The US dollar is lower against the Indian rupee on Tuesday.

The Indian rupee is benefitting from a pause in emerging market outflows with investors pinning their hopes on a new government stimulus plan in the United States. That follows yesterday’s biggest ever Indian stock market decline that triggered a trading halt on the BSE stock exchange.

A series of unprecedented new measures from US central bankers have thawed heated demand for US dollars for now.

USD/INR was higher by 36 pips (-0.48%) to 75.95 with a daily range of 75.95 to 76.33 as of 11am GMT.

The currency pair has topped out at Monday’s peak above 76 for now and is now back just beneath the level, leaving it still +0.77% higher on the week to date.

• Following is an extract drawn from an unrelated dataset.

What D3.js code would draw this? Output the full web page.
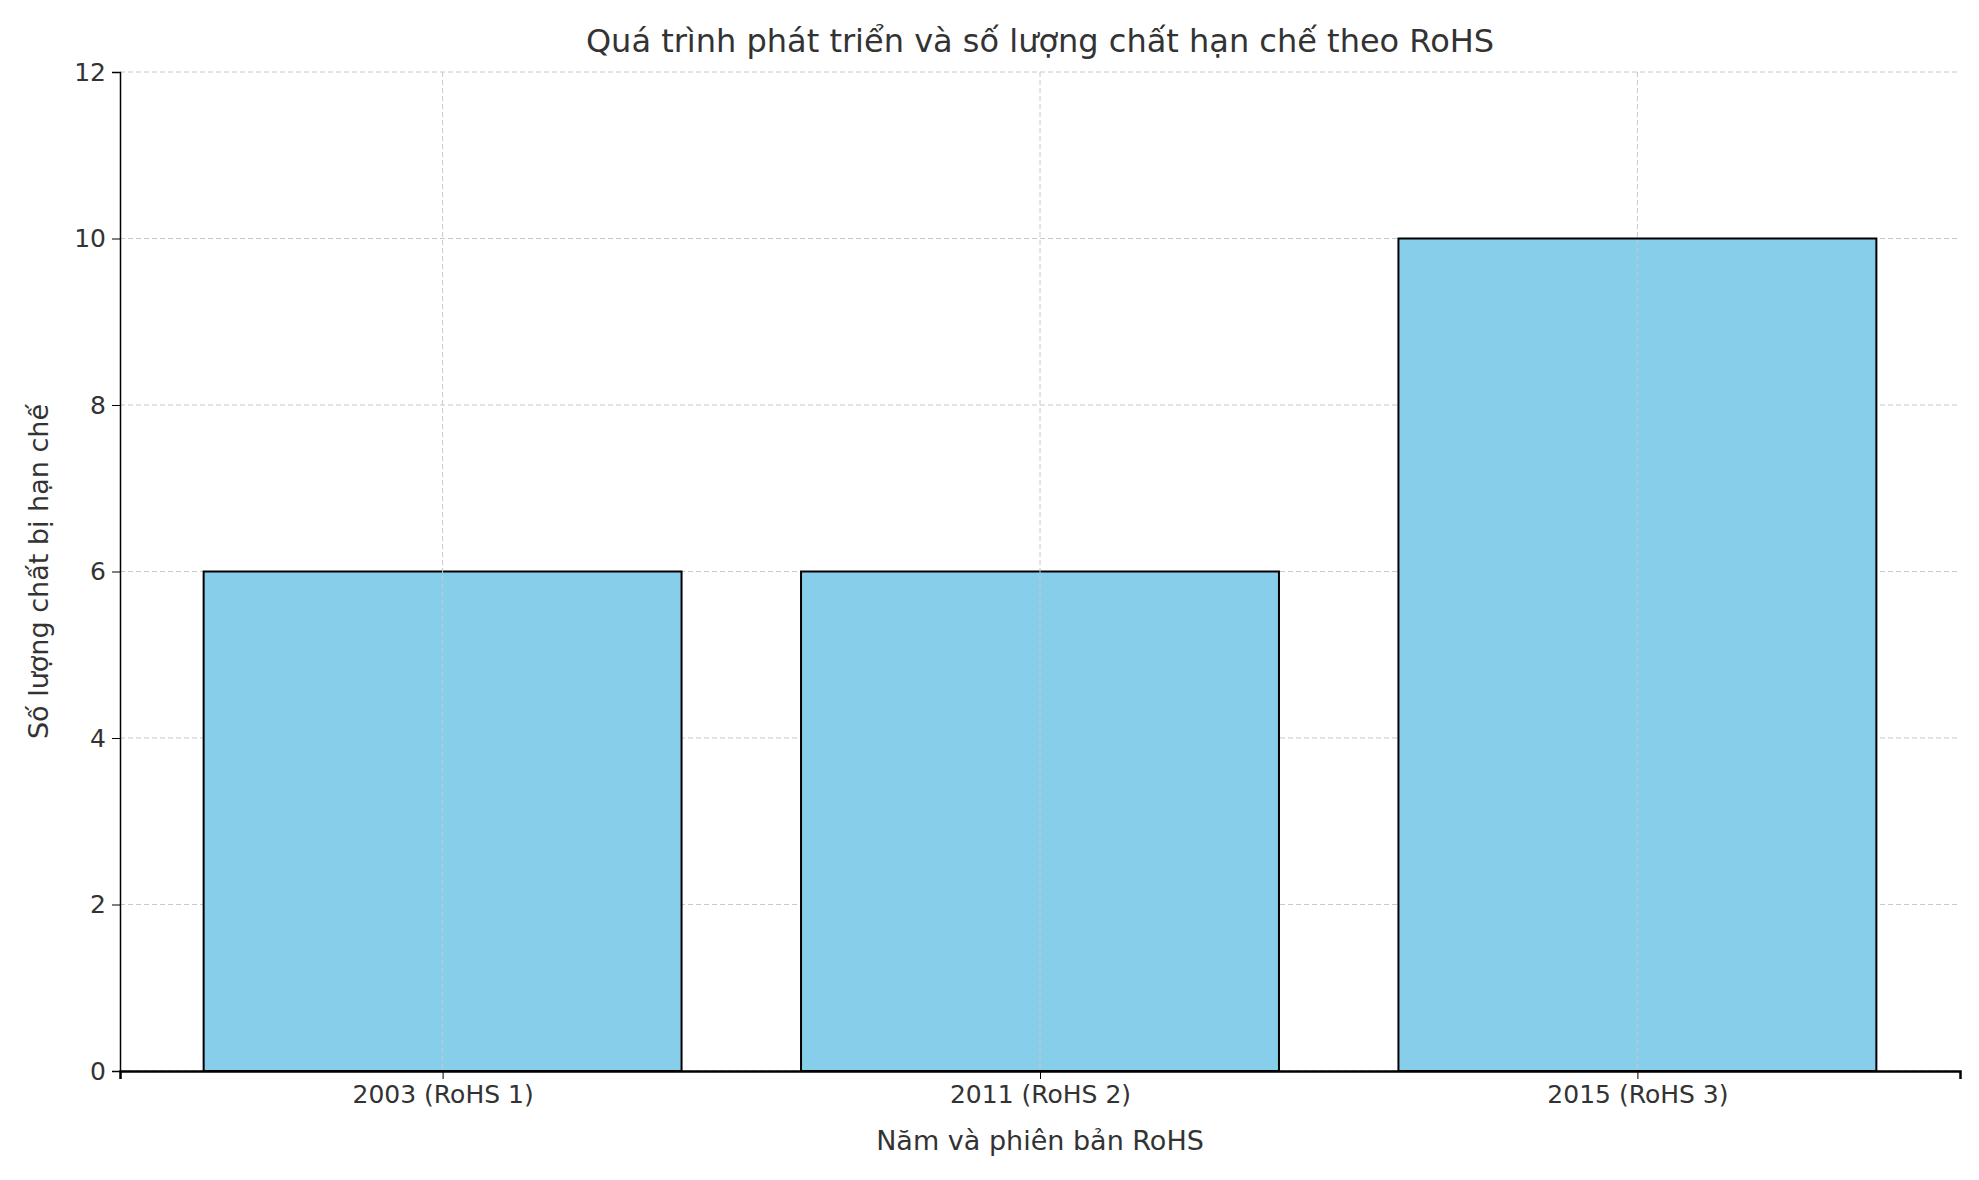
<!DOCTYPE html>
<html><head><meta charset="utf-8">
<script src="https://cdn.jsdelivr.net/npm/d3@7"></script>
<style>body{margin:0;background:#fff}text{font-family:"DejaVu Sans",sans-serif;fill:#333}</style>
</head><body><svg id="c" width="1979" height="1180"></svg>
<script>
const categories = ["2003 (RoHS 1)", "2011 (RoHS 2)", "2015 (RoHS 3)"];
const values = [6, 6, 10];
const yTicks = [0, 2, 4, 6, 8, 10, 12];
const title = "Quá trình phát triển và số lượng chất hạn chế theo RoHS";
const xLabel = "Năm và phiên bản RoHS";
const yLabel = "Số lượng chất bị hạn chế";

const svg = d3.select("#c");
const L = 120, R = 1960, T = 72, B = 1071;
const x = d3.scaleLinear().domain([-0.54, 2.54]).range([L, R]);
const y = d3.scaleLinear().domain([0, 12]).range([B, T]);
const bw = x(0.8) - x(0);

// grid
svg.append("g").selectAll("line").data(yTicks).join("line")
  .attr("x1", L).attr("x2", R).attr("y1", d => y(d)).attr("y2", d => y(d))
  .attr("stroke", "#c8c8c8").attr("stroke-dasharray", "5,3").attr("stroke-width", 1);
// bars
svg.append("g").selectAll("rect").data(values).join("rect")
  .attr("x", (d, i) => x(i) - bw / 2).attr("width", bw)
  .attr("y", d => y(d)).attr("height", d => y(0) - y(d))
  .attr("fill", "#87CEEB").attr("stroke", "#000").attr("stroke-width", 2);
svg.append("g").selectAll("line").data(categories).join("line")
  .attr("x1", (d, i) => x(i)).attr("x2", (d, i) => x(i)).attr("y1", T).attr("y2", B)
  .attr("stroke", "#c8c8c8").attr("stroke-dasharray", "5,3").attr("stroke-width", 1);

// axes
const ya = svg.append("g").attr("transform", `translate(${L},0)`)
  .call(d3.axisLeft(y).tickValues(yTicks).tickSize(8).tickPadding(6));
ya.select(".domain").attr("stroke", "#000").attr("stroke-width", 1.5);
ya.selectAll("text").style("font-size", "25px").style("font-family", "DejaVu Sans").attr("fill", "#222");
const xa = svg.append("g").attr("transform", `translate(0,${B})`)
  .call(d3.axisBottom(x).tickValues([0, 1, 2]).tickFormat(i => categories[i]).tickSize(8).tickPadding(6));
xa.select(".domain").attr("stroke", "#000").attr("stroke-width", 2.5);
xa.selectAll("text").style("font-size", "25px").style("font-family", "DejaVu Sans").attr("fill", "#222");

svg.append("text").attr("x", (L + R) / 2).attr("y", 52).attr("text-anchor", "middle")
  .style("font-size", "32px").text(title);
svg.append("text").attr("x", (L + R) / 2).attr("y", 1150).attr("text-anchor", "middle")
  .style("font-size", "27px").text(xLabel);
svg.append("text").attr("transform", `translate(48,${(T + B) / 2}) rotate(-90)`).attr("text-anchor", "middle")
  .style("font-size", "27px").text(yLabel);
</script></body></html>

Indian rupee higher before US coronavirus stimulus

The best chance to limit rupee declines probably comes from improved risk sentiment. Democratic House Speaker Nancy Pelosi is now talking about a $2.5 billion spending plan in the United States, up from the $2 billion suggested by White House economic advisor Larry Kudlow over the weekend.

The record lows in the Indian currency this week come despite reported market interventions from the Reserve Bank of India, which has been selling 5 billion US dollars to limit the rupee declines. The RBI has over $400 billion in foreign currency reserves should it be necessary to deploy them.

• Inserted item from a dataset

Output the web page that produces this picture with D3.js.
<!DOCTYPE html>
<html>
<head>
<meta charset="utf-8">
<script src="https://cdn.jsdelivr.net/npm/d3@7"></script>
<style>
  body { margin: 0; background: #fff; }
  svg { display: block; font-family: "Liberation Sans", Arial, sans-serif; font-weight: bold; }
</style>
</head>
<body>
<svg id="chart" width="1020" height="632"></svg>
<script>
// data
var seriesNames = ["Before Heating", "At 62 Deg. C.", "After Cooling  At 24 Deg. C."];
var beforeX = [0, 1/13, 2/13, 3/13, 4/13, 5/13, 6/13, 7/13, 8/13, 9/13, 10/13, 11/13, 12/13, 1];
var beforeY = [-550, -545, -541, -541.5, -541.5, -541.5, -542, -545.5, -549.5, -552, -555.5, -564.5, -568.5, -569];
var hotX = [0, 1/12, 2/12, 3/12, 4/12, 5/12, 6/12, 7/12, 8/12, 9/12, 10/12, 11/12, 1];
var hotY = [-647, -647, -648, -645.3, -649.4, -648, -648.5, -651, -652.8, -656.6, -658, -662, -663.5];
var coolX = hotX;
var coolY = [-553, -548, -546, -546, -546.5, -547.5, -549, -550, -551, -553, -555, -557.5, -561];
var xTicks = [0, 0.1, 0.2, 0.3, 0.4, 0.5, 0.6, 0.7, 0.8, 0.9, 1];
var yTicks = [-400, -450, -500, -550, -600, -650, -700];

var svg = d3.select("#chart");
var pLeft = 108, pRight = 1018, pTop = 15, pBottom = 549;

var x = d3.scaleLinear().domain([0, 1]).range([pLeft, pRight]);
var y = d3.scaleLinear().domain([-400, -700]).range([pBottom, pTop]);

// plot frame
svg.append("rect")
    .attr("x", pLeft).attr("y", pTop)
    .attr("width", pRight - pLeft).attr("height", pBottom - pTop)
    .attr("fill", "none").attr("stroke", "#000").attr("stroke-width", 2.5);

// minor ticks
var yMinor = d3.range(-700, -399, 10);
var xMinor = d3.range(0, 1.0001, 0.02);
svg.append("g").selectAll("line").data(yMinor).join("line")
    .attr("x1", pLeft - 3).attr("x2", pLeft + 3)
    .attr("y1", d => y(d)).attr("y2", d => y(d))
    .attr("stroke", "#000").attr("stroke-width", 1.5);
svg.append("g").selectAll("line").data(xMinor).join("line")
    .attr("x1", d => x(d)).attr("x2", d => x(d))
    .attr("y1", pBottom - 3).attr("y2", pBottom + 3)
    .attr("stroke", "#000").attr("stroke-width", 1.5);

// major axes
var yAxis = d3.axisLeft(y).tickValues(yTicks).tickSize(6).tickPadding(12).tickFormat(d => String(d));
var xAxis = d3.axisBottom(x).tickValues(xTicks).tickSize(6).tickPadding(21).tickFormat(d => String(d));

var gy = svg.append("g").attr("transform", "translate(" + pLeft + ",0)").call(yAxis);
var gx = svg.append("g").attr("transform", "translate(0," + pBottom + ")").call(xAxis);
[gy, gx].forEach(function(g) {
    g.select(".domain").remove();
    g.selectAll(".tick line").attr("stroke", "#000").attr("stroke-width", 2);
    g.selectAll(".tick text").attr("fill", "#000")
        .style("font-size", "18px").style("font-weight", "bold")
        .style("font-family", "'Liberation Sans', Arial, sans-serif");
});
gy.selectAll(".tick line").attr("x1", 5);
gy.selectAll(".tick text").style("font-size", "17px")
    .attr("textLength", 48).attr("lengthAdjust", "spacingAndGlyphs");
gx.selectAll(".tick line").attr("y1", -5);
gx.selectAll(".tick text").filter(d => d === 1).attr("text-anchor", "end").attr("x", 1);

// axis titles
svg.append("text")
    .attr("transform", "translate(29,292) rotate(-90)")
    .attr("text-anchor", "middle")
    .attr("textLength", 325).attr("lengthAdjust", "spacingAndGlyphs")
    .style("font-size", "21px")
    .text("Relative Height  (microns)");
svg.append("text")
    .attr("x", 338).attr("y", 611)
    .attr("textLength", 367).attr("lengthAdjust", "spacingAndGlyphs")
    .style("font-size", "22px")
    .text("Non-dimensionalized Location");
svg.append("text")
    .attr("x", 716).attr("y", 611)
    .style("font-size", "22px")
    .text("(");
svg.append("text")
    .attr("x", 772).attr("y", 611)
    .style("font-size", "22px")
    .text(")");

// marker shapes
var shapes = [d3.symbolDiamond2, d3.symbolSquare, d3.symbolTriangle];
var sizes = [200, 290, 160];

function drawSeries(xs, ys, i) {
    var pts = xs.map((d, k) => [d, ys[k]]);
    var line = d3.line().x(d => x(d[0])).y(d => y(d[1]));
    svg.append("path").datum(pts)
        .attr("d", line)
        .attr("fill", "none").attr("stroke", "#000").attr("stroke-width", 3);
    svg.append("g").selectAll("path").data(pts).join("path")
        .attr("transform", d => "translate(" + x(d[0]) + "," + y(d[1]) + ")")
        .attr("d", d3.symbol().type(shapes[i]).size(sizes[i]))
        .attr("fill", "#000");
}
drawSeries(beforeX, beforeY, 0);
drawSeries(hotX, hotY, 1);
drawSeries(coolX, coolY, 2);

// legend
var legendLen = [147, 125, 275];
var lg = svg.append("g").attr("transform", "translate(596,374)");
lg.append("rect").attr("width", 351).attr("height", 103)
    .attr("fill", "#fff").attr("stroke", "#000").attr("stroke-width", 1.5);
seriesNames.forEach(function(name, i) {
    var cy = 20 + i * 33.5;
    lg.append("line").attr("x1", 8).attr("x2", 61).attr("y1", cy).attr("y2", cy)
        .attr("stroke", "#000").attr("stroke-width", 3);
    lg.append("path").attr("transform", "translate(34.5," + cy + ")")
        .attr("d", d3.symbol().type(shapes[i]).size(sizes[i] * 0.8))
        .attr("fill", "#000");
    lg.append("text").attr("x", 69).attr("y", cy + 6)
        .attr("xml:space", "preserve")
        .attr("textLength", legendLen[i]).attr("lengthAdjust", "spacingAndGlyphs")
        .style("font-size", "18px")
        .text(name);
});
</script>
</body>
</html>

US dollar weaker after Fed actions

The Federal Reserve could almost be accused of deliberately trying to weaken the dollar, almost. That has indeed been the effect so far in a series of big new measures that began last week.

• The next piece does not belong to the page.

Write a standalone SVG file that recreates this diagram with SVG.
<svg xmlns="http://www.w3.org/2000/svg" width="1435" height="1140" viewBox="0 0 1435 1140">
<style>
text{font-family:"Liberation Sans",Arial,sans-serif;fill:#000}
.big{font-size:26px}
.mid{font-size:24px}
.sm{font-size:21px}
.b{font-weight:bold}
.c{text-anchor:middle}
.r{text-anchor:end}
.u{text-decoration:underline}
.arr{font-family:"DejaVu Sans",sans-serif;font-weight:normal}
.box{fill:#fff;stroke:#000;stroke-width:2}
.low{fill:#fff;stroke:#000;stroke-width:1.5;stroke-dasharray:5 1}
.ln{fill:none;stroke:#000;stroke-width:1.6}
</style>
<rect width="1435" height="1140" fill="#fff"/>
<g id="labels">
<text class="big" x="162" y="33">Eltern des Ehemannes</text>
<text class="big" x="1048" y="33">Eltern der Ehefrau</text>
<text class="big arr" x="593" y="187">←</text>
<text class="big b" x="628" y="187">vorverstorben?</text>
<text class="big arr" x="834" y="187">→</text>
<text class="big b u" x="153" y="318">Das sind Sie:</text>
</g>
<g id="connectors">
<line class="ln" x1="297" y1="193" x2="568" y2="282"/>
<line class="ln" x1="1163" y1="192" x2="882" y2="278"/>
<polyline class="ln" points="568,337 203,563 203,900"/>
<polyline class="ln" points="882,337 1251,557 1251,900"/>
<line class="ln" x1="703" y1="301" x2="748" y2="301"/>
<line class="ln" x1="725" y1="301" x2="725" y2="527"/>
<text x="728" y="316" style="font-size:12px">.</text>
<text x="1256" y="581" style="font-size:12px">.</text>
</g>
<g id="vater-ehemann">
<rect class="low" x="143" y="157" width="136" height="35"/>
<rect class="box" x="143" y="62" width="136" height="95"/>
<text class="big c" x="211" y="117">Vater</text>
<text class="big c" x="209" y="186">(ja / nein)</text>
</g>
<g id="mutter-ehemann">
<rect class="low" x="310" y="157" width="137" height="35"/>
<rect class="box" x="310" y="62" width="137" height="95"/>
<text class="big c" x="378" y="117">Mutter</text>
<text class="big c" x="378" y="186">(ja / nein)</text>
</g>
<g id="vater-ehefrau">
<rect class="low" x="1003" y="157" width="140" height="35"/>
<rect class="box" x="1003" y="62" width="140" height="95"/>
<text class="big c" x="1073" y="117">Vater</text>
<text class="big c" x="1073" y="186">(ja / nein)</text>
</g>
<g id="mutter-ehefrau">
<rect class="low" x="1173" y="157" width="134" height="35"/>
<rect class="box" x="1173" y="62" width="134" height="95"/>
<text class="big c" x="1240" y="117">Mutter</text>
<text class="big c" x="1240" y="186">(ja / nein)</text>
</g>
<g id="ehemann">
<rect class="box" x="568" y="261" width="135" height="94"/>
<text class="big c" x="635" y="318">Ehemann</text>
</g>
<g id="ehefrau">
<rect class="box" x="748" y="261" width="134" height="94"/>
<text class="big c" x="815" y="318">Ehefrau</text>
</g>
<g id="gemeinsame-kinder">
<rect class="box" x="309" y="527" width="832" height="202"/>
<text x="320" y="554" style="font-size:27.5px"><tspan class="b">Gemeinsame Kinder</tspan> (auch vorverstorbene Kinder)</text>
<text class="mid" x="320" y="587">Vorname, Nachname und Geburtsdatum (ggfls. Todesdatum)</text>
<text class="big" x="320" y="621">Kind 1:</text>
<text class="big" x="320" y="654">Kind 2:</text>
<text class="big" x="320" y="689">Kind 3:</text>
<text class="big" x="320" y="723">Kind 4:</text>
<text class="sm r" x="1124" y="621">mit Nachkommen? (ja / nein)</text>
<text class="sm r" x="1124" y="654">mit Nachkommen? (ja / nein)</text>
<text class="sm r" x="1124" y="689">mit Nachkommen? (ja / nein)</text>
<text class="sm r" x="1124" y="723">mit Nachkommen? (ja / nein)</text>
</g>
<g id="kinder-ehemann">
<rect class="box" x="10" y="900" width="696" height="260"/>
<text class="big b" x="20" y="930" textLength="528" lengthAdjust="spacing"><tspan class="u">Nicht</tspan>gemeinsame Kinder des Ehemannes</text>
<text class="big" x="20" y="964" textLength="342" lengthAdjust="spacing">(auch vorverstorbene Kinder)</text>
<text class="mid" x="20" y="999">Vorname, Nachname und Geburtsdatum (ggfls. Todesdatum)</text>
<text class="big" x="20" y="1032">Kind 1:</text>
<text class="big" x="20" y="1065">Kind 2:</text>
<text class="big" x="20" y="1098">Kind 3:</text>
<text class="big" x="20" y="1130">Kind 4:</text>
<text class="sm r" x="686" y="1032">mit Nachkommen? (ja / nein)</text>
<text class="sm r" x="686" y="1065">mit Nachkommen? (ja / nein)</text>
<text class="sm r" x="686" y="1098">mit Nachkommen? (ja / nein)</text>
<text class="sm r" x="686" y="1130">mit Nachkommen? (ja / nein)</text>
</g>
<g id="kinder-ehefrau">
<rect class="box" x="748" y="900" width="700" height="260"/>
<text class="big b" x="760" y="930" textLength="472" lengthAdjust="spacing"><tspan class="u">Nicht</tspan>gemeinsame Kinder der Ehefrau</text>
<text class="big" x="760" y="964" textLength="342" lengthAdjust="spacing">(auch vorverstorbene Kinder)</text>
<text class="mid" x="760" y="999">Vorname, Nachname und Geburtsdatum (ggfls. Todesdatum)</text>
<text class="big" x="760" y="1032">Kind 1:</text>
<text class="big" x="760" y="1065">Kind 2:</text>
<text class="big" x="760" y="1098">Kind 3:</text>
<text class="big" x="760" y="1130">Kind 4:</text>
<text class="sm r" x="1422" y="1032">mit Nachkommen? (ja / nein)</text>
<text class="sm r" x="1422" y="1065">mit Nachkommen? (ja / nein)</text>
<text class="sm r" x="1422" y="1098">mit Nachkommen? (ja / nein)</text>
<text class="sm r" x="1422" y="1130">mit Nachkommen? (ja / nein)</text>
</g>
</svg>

Three important new updates were made yesterday to the way the Federal Reserve plans to backstop US businesses and financial markets. The first is open ended quantitative easing (QE), that means there is not dollar limit on how many bonds the Fed can buy. The second is that it will lend directly to businesses rather than going through retail banks. Thirdly, the Fed will now buy corporate bonds, something it has backed off from doing until now to help sure up credit markets that have been especially sensitive to the coronavirus scare.